After the Storm - South Shore and the Traces of an ICE Raid

byRainer Hofmann

October 4, 2025

What remains when a building is stormed in the middle of the night by hundreds of heavily armed federal agents? In Chicago’s South Shore the answer shows itself in shards, smashed doors, blood stains on the floor and residents who no longer recognize their home. At around two o’clock Tuesday morning the raid broke over the 130-unit house at 7500 South Shore Drive - with helicopters, U-Haul trucks, masks and automatic rifles. What was left behind was chaos, open doors, missing valuables and an atmosphere that residents described with only one word: hell.

An Army veteran, three decades in the service of the Postal Service, blind and dependent on a cane, heard his apartment door being rammed. “I told them they must be mistaken,” he says. But the agents did not listen. A few meters away, in the apartment of Rodrick Johnson, a U.S. citizen, FBI men crashed through the door after neighbors had heard “people on the roof.” Johnson was shoved into a van with neighbors, held for hours without explanation. “They didn’t say why I was arrested. They left doors open, money and guns lying in the hall.”

According to DHS at least 37 people were arrested, including women and children according to eyewitnesses. Officially it is said the house was a retreat for Venezuelan migrants, allegedly with connections to the Tren de Aragua gang.

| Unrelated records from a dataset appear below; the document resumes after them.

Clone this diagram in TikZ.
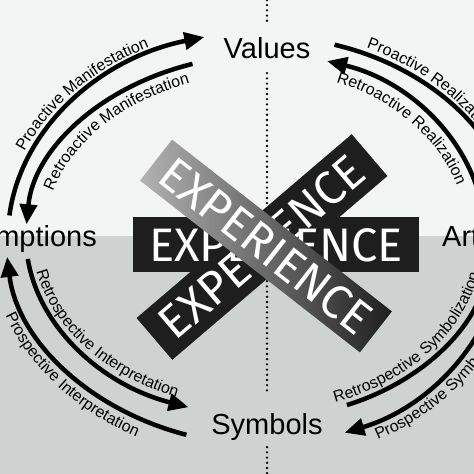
\documentclass[tikz,border=0pt]{standalone}
\usepackage{fontspec}
\setmainfont{Liberation Sans}
\newfontfamily\barfont{Fira Sans}
\usetikzlibrary{arrows.meta,decorations.text}

\definecolor{bgtop}{RGB}{243,244,244}
\definecolor{bgbot}{RGB}{206,211,210}
\definecolor{barblack}{RGB}{30,30,30}

\newcommand\arcfont{\fontsize{16}{16}\selectfont}

\tikzset{
  pole/.style={font=\fontsize{29}{29}\selectfont, inner sep=0pt},
  flow/.style={line width=4.5pt, -{Triangle[length=20pt,width=17pt]}},
  axis/.style={line width=2.6pt, line cap=round, dash pattern=on 0pt off 5.2pt},
  barbox/.style={minimum width=283pt, minimum height=55pt, inner sep=0pt},
  bartext/.style={text=white, inner sep=0pt, font=\barfont\fontsize{47}{47}\selectfont},
  arclabel/.style={decorate, decoration={text along path, text align=center, text={|\arcfont|#1}}}
}

\begin{document}
\begin{tikzpicture}[x=1pt,y=1pt]
\useasboundingbox (0,0) rectangle (474,474);
\clip (0,0) rectangle (474,474);
% background halves
\fill[bgbot] (0,0) rectangle (474,237.5);
\fill[bgtop] (0,237.5) rectangle (474,474);

\coordinate (hub) at (267,237);
\coordinate (axtop) at (267,474);
\coordinate (axbot) at (267,0);

% the four poles
\node[pole, anchor=base, text height=37pt, text depth=14pt] (values) at (267,415) {Values};
\node[pole, anchor=base, text height=41pt, text depth=12pt] (symbols) at (267,39) {Symbols};
\node[pole, anchor=base east] (assumptions) at (97,227) {Assumptions};
\node[pole, anchor=base west] (artifacts) at (442,227) {Artifacts};

% dotted axis
\draw[axis] (axtop) -- (values.north);
\draw[axis] (values.south) -- (symbols.north);
\draw[axis] (symbols.south) -- (axbot);

% experience bars
\node[barbox, fill=barblack, rotate=40.5] (riseBar) at (262,227) {};
\node[barbox, fill=barblack, minimum width=286pt] (flatBar) at (276,229) {};
\node[bartext, rotate=40.5] (riseText) at (riseBar.center) {EXPERIENCE};
\node[bartext] (flatText) at (flatBar.center) {EXPERIENCE};
\node[barbox, bartext, left color=black!30, right color=black!88, rotate=-38,
  minimum width=279pt, minimum height=52pt] (fallBar) at (266,228) {EXPERIENCE};

% manifestation
\draw[flow] ([shift={(174:259pt and 206pt)}]hub) arc[start angle=174, end angle=104, x radius=259pt, y radius=206pt];
\draw[flow] ([shift={(108:241pt and 182pt)}]hub) arc[start angle=108, end angle=176, x radius=241pt, y radius=182pt];
\path[arclabel=Proactive Manifestation] ([shift={(176:265pt and 212pt)}]hub) arc[start angle=176, end angle=100, x radius=265pt, y radius=212pt];
\path[arclabel=Retroactive Manifestation] ([shift={(180:223pt and 164pt)}]hub) arc[start angle=180, end angle=98, x radius=223pt, y radius=164pt];

% realization
\draw[flow] ([shift={(74:245pt and 200pt)}]hub) arc[start angle=74, end angle=8, x radius=245pt, y radius=200pt];
\draw[flow] ([shift={(8:218pt and 183pt)}]hub) arc[start angle=8, end angle=74, x radius=218pt, y radius=183pt];
\path[arclabel=Proactive Realization] ([shift={(80:251pt and 206pt)}]hub) arc[start angle=80, end angle=14, x radius=251pt, y radius=206pt];
\path[arclabel=Retroactive Realization] ([shift={(80:200pt and 165pt)}]hub) arc[start angle=80, end angle=6, x radius=200pt, y radius=165pt];

% interpretation
\draw[flow] ([shift={(252:261pt and 208pt)}]hub) arc[start angle=252, end angle=185.5, x radius=261pt, y radius=208pt];
\draw[flow] ([shift={(187:241pt and 180pt)}]hub) arc[start angle=187, end angle=251, x radius=241pt, y radius=180pt];
\path[arclabel=Retrospective Interpretation] ([shift={(180:235pt and 174pt)}]hub) arc[start angle=180, end angle=256, x radius=235pt, y radius=174pt];
\path[arclabel=Prospective Interpretation] ([shift={(185:279pt and 226pt)}]hub) arc[start angle=185, end angle=255, x radius=279pt, y radius=226pt];

% symbolization
\draw[flow] ([shift={(-69:223pt and 180pt)}]hub) arc[start angle=-69, end angle=-8, x radius=223pt, y radius=180pt];
\draw[flow] ([shift={(-8:238pt and 207pt)}]hub) arc[start angle=-8, end angle=-71, x radius=238pt, y radius=207pt];
\path[arclabel=Retrospective Symbolization] ([shift={(-80:217pt and 174pt)}]hub) arc[start angle=-80, end angle=-2, x radius=217pt, y radius=174pt];
\path[arclabel=Prospective Symbolization] ([shift={(-80:256pt and 225pt)}]hub) arc[start angle=-80, end angle=-2, x radius=256pt, y radius=225pt];
\end{tikzpicture}
\end{document}
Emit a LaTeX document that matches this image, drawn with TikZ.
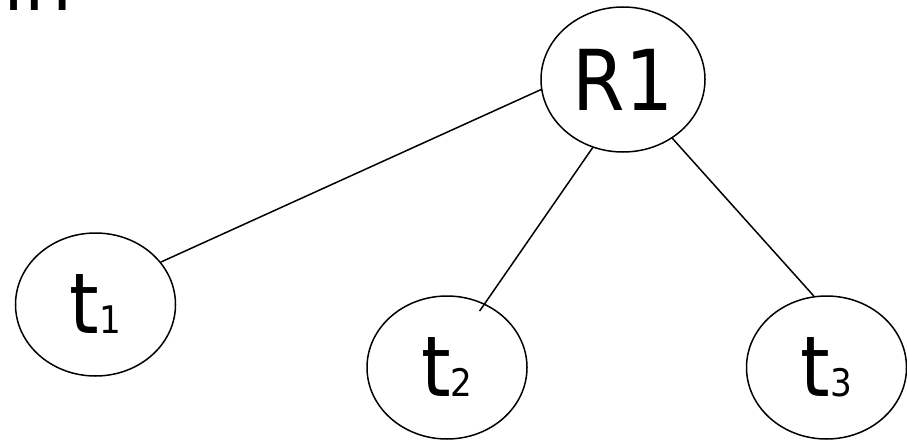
\documentclass[tikz,border=0pt]{standalone}
\usepackage{fontspec}
\setmainfont{DejaVu Sans Condensed}
\usetikzlibrary{shapes.geometric,calc}

\newcommand{\tsub}[1]{t{\fontsize{38}{38}\selectfont #1}}

\begin{document}
\begin{tikzpicture}[
    x=1pt, y=-1pt,
    knoten/.style={ellipse, draw=black, line width=1.5pt, minimum width=160pt, minimum height=143pt,
                   inner sep=0pt, font=\fontsize{84}{84}\selectfont},
    kante/.style={draw=black, line width=1.5pt},
  ]
  \useasboundingbox (0,0) rectangle (907,441);

  % Rest einer Textzeile am oberen Rand
  \node[anchor=base west, inner sep=0pt, font=\fontsize{84}{84}\selectfont] (rest) at (3,11) {in};

  % Wurzel und Blätter
  \node[knoten, minimum width=164pt, minimum height=145pt] (R1) at (623,79.5) {R1};
  \node[knoten] (t1) at (95.5,304.5) {\tsub{1}};
  \node[knoten] (t2) at (447,367.5) {\tsub{2}};
  \node[knoten] (t3) at (826.5,367.5) {\tsub{3}};

  % Kanten zwischen Wurzel und Blättern
  \draw[kante] (R1.187) -- (t1.33);
  \draw[kante] (R1.246) -- ($(t2.center)!0.88!(t2.60)$);
  \draw[kante] (R1.310) -- (t3.100);
\end{tikzpicture}
\end{document}
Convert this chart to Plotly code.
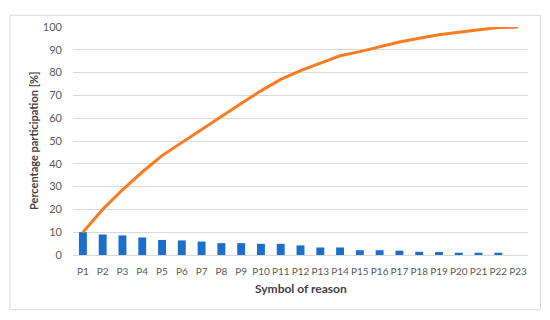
import plotly.graph_objects as go

# reasons P1..P23
reasons = ["P" + str(i) for i in range(1, 24)]

# share of each reason [%] (bars)
share = [10.0, 9.0, 8.6, 7.7, 6.6, 6.4, 5.9, 5.2, 5.2, 4.9, 4.9, 4.2,
         3.3, 3.3, 2.1, 2.1, 1.9, 1.4, 1.3, 1.0, 1.0, 1.0, 0.0]

# cumulative share [%] (line)
cumulative = [10.0, 20.0, 28.6, 36.4, 43.6, 49.3, 55.3, 61.0, 66.4, 72.0, 77.0, 80.9,
              84.3, 87.4, 89.2, 91.4, 93.4, 95.1, 96.6, 97.7, 98.7, 99.8, 100.0]

y_ticks = list(range(0, 101, 10))

BLUE = "#1b6fcb"
ORANGE = "#fb7b22"
GRID = "#d9d9d9"
TXT = "#595959"

fig = go.Figure()

fig.add_trace(go.Bar(
    x=reasons,
    y=share,
    marker=dict(color=BLUE, line=dict(width=0)),
    name="share",
))

fig.add_trace(go.Scatter(
    x=reasons,
    y=cumulative,
    mode="lines",
    line=dict(color=ORANGE, width=3),
    name="cumulative",
))

# the page body adds an 8px margin, so the figure is 8px smaller and shifted
fig.update_layout(
    width=542,
    height=312,
    margin=dict(l=65, r=22, t=14, b=65),
    paper_bgcolor="white",
    plot_bgcolor="white",
    showlegend=False,
    bargap=0.6,
    font=dict(family="Lato, Calibri, sans-serif", size=11, color=TXT),
    xaxis=dict(
        type="category",
        range=[-0.5, 22.5],
        tickangle=0,
        showgrid=False,
        showline=True,
        linecolor=GRID,
        linewidth=1,
        ticks="",
        ticklabelstandoff=7,
        tickfont=dict(size=10, color=TXT),
    ),
    yaxis=dict(
        range=[0, 100],
        tickvals=y_ticks,
        showgrid=True,
        gridcolor=GRID,
        gridwidth=1,
        zeroline=False,
        showline=False,
        ticks="",
        ticklabelstandoff=10,
        tickfont=dict(size=11, color=TXT),
    ),
    annotations=[
        dict(text="<b>Symbol of reason</b>", xref="paper", yref="paper",
             x=0.5, y=0, xanchor="center", yanchor="middle", yshift=-33,
             showarrow=False, font=dict(size=12, color="#404040")),
        dict(text="<b>Percentage participation [%]</b>", xref="paper", yref="paper",
             x=0, y=0.5, xanchor="center", yanchor="middle", xshift=-40,
             textangle=-90, showarrow=False, font=dict(size=11, color="#404040")),
    ],
    shapes=[
        dict(type="rect", xref="paper", yref="paper",
             x0=-0.1385, x1=1.0275, y0=-0.24, y1=1.0515,
             line=dict(color=GRID, width=1), fillcolor="rgba(0,0,0,0)", layer="below"),
    ],
)

fig.write_html("out.html")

But neither search warrants nor names were shown, and the staging had the character of a PR operation: NewsNation was invited from the beginning, the cameras were rolling. “These were families with children who were taken away in the middle of the night,” says Brandon Lee of the Illinois Coalition for Immigrant and Refugee Rights. “The government wants to produce images that turn neighborhoods against each other.”

The reality on the ground tells another story. Doors are broken out, apartments ransacked. Residents found their mattresses, iPads, even kitchen appliances stolen. Left behind were trash, foreign clothes and blood next to baby shoes. Flies circle open refrigerators, ceilings have collapsed from water damage, elevators broken. “It looks like hell,” says Dan Jones, whose apartment is uninhabitable after the raid. “ICE is nothing but a gang.”

But the trail of neglect did not begin with the federal agents. Even before the raid the building was a ruin - 14 years in a row it failed city inspections. Fire extinguishers were missing, stairways stank of urine, security guards had been removed. Owner Trinity Flood, an investor from Wisconsin, had overreached: she bought three South Shore properties in 2020 for 18 million dollars, today she faces 27 million dollars in foreclosure. The city is suing for more than 15 code violations. After the raid the building looks abandoned. Moving companies are clearing apartments, no one knows on whose behalf. Doors are hastily boarded up, walls smeared, “Venezuela” written on one floor. Some neighbors who were not affected received emails from management saying they would soon receive new keys. Others returned and found nothing the same: torn furniture, zip ties on the floor, an aura of violence.

South Shore has long been an arrival point for Venezuelan migrants sent by bus from Texas and Arizona to Chicago. Many found accommodation in houses like this through state aid programs. But when the subsidies ran out they were left alone - in buildings gutted by investors and marked by authorities as potential scenes for the next “operation.” For the residents the result is the same: a home that is no longer one. A veteran who no longer knows how to get his mail safely. Families taken away in the night. And tenants like Dan Jones, who stood in tears before his destroyed apartment while rent was due. “My apartment used to be nice,” he says quietly. On his way out he still tried to close the smashed door once more.

What remains is an image that tells more than any government message: a house in South Shore where people were not victims of gangs, but of a government that wages war on its own streets - and in the process targets those who have the least.